For Popcaan, integrating the sounds and feelings of home into his music isn’t hard; it’s the source from which his inspiration flows. “My family is so important to me,” he said. “Like, even when I was at some place the other day I was with my whole family—my grandma, my grandfather, my father, my mother, my kids … Anywhere I’m with my family, that’s home to me.” Forever doesn’t dwell on details from Sutherland’s personal life, but it pulses with a distinct vulnerability. On “Strong Woman,” he valorizes both one specific individual and women as a group: “Baby you’re vigorous / You motivate the two of us / And dem nuh really know / Why mi love yuh so / Why mi love yuh so much / Because you is a strong girl, strong girl / Tell yuh bout a strong woman.”
Sutherland, who grew up in a home led by his mother and grandmother, wove the lyrics from the life story of a woman he knows: “I was thinking like, oh my God, this girl, this girl been through hell and around and she’s still here and she’s still going strong,” he said of the writing process. “When I was doing this song I was thinking, like, it’s not just about one person anymore, because there’s so much woman in the world.” The track is celebratory and deferential even when it veers into carnal territory, a fitting dedication coming from a man whose country of birth is upheld largely by matriarchal figures. Women are Popcaan’s world. Asked about his prized mane, which he styled elaborately—and differently—for the covers of Where We Come From and Forever, Popcaan was quick and jocular in his response: “I love my hair crazy. That’s me, that’s my image. When you see Popcaan, you can expect his hair changes.” But the thought of letting just anyone touch his hair caused him immediate distress. “Just one [person] or my mother” are allowed, he urged. “My mother or my girlfriend.”
Perhaps unsurprisingly, the new album’s biggest aesthetic shift from Popcaan’s debut is the sheer volume of dewy sensuality that hovers over its 57-minute run time. To borrow from American parlance, Forever is a grown ‘n’ sexy record; half its tracks beg to be played on any quiet-storm evening radio. It’s “for the ladies” taken to its logical conclusion, a silken and syrupy series of tracks that ooze seduction. “I didn’t want it to be like the everyday music that I sing,” the singer noted. “I wanted it to be a total different theme music, a different feel, a different energy.”
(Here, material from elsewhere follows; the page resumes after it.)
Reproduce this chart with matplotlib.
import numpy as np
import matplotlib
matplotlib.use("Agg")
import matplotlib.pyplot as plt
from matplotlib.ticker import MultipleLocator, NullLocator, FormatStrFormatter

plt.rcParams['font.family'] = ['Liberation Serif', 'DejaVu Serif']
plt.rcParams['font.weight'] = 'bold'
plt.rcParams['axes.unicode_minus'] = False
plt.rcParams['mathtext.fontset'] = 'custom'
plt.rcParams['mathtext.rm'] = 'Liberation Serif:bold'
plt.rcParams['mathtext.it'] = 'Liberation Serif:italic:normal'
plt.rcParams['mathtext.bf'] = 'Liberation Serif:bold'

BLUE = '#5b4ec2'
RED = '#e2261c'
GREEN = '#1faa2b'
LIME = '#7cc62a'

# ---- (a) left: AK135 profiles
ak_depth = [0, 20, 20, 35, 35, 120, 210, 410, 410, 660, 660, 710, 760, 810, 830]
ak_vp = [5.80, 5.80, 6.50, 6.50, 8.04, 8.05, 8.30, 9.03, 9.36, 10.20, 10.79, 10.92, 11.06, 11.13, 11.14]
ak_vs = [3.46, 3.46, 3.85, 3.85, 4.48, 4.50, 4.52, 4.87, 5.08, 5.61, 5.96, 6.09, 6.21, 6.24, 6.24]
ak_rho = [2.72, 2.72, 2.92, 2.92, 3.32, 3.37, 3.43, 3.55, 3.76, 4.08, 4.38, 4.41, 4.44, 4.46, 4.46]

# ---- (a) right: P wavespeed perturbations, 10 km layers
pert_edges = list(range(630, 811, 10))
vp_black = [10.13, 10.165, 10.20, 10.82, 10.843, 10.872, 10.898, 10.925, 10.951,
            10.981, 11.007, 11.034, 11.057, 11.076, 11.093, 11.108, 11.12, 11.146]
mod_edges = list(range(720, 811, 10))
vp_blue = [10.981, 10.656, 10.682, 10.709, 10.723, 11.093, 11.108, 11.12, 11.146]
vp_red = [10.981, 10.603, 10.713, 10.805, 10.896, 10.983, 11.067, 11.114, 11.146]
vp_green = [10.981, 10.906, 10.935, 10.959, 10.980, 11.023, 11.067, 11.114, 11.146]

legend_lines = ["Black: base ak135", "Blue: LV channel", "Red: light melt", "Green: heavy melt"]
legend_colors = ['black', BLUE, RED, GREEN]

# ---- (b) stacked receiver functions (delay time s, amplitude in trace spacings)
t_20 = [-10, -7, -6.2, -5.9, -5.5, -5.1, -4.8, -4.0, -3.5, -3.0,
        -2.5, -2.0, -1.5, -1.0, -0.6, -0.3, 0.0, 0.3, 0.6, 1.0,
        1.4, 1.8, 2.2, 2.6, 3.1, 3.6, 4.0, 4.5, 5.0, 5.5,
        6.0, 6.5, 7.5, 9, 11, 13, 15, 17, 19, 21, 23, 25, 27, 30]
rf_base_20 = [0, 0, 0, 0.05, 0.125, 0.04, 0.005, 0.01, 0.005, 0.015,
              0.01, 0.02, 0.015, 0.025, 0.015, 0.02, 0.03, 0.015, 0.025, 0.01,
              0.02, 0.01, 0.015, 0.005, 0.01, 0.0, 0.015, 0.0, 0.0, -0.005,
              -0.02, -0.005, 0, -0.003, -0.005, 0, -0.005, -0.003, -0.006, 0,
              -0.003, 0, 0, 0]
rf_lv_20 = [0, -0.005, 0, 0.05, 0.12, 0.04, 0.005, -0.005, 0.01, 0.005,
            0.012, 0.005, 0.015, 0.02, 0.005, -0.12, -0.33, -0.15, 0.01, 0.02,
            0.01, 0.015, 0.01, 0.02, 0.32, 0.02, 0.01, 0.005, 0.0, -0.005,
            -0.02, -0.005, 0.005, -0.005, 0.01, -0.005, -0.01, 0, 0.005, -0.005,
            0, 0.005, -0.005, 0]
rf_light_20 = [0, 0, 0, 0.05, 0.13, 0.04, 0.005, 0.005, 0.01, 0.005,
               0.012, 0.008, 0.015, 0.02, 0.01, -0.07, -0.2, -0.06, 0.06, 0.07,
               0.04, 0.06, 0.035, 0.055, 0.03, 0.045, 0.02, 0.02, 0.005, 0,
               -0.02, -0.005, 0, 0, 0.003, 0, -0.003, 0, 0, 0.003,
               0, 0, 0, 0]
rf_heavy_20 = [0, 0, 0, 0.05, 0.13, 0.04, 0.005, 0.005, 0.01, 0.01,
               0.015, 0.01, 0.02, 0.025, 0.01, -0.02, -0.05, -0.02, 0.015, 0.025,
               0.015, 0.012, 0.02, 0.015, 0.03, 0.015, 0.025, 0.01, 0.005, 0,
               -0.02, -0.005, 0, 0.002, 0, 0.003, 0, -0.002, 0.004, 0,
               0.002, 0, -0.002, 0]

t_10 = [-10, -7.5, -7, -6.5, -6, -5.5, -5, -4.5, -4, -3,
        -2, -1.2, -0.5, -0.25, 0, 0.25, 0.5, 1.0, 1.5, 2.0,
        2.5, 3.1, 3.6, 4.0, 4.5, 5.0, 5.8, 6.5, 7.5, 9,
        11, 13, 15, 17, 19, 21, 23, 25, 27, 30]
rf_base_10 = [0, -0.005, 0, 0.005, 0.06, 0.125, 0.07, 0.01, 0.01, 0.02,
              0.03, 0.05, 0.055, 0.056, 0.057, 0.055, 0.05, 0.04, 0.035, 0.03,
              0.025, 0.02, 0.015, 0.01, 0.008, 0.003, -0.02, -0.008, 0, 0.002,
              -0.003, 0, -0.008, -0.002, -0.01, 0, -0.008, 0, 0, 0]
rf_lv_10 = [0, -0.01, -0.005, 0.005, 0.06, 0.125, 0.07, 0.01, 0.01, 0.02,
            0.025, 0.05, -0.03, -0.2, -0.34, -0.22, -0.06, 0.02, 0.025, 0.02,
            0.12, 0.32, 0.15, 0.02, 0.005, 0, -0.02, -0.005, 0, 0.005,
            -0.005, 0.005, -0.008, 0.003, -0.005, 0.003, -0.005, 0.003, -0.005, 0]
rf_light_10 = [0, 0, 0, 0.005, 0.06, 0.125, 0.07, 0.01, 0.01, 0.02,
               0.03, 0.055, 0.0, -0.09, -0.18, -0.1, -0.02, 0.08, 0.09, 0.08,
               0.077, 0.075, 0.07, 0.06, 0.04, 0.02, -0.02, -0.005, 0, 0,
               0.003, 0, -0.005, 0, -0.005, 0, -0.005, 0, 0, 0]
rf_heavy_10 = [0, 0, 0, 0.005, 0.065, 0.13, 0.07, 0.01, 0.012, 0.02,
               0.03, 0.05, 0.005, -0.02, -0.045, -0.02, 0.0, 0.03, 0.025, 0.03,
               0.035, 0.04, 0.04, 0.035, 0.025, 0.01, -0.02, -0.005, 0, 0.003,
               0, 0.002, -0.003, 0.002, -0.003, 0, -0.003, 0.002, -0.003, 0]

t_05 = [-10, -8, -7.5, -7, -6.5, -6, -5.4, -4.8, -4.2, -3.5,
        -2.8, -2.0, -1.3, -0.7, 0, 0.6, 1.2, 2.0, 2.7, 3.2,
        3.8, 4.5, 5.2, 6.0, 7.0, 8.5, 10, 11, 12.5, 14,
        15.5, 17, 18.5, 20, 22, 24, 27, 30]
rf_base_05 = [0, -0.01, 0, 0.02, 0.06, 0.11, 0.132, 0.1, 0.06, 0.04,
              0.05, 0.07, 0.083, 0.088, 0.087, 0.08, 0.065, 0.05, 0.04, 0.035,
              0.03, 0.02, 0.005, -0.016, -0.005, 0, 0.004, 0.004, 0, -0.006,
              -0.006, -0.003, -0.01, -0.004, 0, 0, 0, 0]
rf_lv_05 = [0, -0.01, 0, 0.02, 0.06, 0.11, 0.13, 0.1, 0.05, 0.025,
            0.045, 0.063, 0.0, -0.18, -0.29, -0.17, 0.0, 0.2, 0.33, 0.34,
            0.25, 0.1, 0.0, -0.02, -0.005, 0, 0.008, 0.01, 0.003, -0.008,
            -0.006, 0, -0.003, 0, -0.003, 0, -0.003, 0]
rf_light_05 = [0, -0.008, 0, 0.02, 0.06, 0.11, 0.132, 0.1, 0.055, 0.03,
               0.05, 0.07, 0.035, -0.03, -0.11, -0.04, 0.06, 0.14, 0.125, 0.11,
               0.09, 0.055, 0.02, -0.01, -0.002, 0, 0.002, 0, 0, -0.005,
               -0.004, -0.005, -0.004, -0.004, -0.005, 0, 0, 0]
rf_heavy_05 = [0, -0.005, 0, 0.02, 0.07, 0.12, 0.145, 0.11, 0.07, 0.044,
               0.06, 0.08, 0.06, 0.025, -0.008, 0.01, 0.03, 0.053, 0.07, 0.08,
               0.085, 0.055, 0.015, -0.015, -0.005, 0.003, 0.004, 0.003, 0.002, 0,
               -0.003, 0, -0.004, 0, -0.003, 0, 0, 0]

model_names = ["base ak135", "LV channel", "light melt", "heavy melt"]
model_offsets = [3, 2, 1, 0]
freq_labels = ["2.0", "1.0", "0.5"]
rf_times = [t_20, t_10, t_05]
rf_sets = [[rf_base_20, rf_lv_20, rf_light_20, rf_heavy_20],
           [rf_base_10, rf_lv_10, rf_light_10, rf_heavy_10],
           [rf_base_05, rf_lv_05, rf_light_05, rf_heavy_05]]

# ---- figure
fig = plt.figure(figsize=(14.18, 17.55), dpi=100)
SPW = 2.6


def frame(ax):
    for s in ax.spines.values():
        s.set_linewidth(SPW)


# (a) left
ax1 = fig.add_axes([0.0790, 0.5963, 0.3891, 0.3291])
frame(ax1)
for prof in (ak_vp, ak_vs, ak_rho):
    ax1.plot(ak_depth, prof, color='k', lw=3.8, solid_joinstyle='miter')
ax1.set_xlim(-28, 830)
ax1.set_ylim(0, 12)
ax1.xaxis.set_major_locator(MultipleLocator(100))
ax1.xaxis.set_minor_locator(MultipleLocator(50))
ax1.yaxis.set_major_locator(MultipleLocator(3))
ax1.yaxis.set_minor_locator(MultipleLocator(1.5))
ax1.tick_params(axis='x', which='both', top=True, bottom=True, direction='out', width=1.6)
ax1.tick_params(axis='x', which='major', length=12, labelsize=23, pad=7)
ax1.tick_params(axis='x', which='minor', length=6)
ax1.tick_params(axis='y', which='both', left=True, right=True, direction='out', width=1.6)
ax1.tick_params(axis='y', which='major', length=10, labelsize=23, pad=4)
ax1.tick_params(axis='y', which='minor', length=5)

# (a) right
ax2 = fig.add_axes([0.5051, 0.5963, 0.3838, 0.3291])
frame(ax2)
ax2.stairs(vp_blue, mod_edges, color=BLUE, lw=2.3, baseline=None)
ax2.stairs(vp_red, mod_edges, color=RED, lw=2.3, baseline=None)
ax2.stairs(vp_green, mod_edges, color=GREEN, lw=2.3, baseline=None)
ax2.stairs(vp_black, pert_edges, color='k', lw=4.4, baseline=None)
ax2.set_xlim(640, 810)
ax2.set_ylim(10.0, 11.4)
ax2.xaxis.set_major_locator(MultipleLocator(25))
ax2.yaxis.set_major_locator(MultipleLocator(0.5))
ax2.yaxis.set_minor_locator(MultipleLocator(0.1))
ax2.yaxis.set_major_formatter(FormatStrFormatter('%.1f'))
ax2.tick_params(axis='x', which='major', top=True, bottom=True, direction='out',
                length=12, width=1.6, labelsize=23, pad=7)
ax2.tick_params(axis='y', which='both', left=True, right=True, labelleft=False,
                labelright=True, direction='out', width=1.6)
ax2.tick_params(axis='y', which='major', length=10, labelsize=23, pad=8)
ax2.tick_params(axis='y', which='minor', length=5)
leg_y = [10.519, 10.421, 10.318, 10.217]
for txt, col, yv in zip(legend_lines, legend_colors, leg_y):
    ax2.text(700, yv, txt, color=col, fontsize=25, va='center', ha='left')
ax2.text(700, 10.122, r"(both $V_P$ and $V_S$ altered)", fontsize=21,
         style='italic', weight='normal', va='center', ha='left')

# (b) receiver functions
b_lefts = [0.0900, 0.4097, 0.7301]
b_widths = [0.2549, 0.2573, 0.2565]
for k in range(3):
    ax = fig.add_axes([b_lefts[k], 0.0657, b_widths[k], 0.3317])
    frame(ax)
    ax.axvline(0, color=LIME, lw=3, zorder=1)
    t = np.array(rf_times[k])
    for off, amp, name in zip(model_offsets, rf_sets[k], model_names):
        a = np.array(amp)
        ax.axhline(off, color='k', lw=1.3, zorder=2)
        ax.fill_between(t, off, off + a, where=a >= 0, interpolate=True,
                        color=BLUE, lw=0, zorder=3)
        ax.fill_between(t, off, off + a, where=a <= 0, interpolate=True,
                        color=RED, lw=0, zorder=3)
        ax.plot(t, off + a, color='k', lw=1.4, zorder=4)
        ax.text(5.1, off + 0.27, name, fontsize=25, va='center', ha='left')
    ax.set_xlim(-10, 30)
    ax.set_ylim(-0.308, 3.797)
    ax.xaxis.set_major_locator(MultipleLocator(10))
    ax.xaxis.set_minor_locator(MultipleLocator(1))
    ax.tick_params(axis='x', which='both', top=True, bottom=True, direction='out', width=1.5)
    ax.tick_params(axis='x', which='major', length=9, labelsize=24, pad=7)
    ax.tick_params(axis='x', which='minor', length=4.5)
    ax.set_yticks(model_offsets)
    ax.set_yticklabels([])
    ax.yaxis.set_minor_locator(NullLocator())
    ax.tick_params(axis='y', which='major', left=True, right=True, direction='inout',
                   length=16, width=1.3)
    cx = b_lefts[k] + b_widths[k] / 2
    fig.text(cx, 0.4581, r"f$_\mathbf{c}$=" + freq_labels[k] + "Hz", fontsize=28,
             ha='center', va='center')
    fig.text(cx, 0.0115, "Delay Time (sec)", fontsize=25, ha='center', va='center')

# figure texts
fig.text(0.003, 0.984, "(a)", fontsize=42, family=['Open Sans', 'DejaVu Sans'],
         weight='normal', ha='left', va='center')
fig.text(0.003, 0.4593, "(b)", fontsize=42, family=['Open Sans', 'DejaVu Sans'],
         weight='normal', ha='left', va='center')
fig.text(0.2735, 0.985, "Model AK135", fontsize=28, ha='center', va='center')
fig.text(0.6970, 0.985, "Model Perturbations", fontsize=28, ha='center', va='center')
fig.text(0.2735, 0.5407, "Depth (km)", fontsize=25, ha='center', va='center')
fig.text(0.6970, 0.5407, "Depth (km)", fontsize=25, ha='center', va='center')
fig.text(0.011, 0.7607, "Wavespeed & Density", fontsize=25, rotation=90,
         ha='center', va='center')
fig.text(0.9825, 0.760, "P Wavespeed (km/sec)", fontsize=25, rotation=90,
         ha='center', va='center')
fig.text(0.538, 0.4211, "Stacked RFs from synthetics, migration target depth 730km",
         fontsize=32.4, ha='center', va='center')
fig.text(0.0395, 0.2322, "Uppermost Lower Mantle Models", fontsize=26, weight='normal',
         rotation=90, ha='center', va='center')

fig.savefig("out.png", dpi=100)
To be clear, Popcaan crafted a more sensual listening experience with his most treasured demographic in mind: “I gave my female fans a whole segment for them, you know? They deserve it, they support me so much, I love them,” he said. “They deserve it all,” he added, referencing the title of one song on Forever. The segment can skew one-note at times, but its highlights compensate for the similitude: On “Body So Good” and “Wine for Me,” the album’s first two singles, Popcaan woos from the dance floor. “Naked” and “Through the Storm” are stripped down, nearly acoustic entries into courtship. For the congenitally romantic singer, the songs are an extension of the amorousness he lavishes on both his fans and his love.
But easily the most exhilarating track on Forever is the one that best summarizes the direction Popcaan—and the broader genre—will stretch into next. “Dun Rich,” a pleasant and comparatively up-tempo jam, is Popcaan’s second notable collaboration with the Nigerian Afrobeat star Davido. The two came together in 2017 for “My Story,” an irresistible ode to the romantic possibilities that tech creates. “He was very gassed about singing that song … Davido and I have good energy,” Popcaan said of his collaborator. “He came to Jamaica and came to my house. He came to see how we live and everything. He was there when we was doing the track with the Gorillaz and everything so, you know, like, he’s been around.”
Popcaan and Davido’s collaboration is particularly exciting given the natural synergy between dancehall and Afrobeat. As artists from each genre draw from one another’s work—and credit one another publicly—their respective fields (and homelands) both stand to benefit. It’s not Poppy’s first time producing work across diasporic lines; late last year, he also hopped on the remix for the Ghanaian British singer and producer J Hus’s bouncy hit “Bouff Daddy.” In an industry overrun by artists and executives who pillage the work of artists from both the Caribbean and the continent, it’s encouraging (and perhaps even genre shaping) when singers of their stature extend their collaborative instincts across borders.
“Over time I think me and Davido should do our own album together,” Popcaan said. “For the sake of dancehall and Afrobeats, we should do that.” The genres’ similarities (which often lead to them being confused for each other by undiscerning parties) is a source of opportunity, a diasporic link to be celebrated. “Yeah man, the Afrobeats and dancehall music and reggae music is family,” he added. “The same offspring.”
For Popcaan, then, this next chapter sees him moving both forward—to success, to an ever-expanding global fame—and back, to himself, to his family, to his roots both physical and symbolic. To incorporate Afrobeat and other black musical traditions into the broad and evolving world of dancehall is to strengthen existing connections. Forever is stirring as a work of art, but as a compass, it thrills. Popcaan, for his part, is addicted to that harmony. “When you hear the beat it’s like … it reminds me of my own music, you know?” he said. “It’s the closest music to our music, with the beats and everything rocks. The same energies, the same vibes.”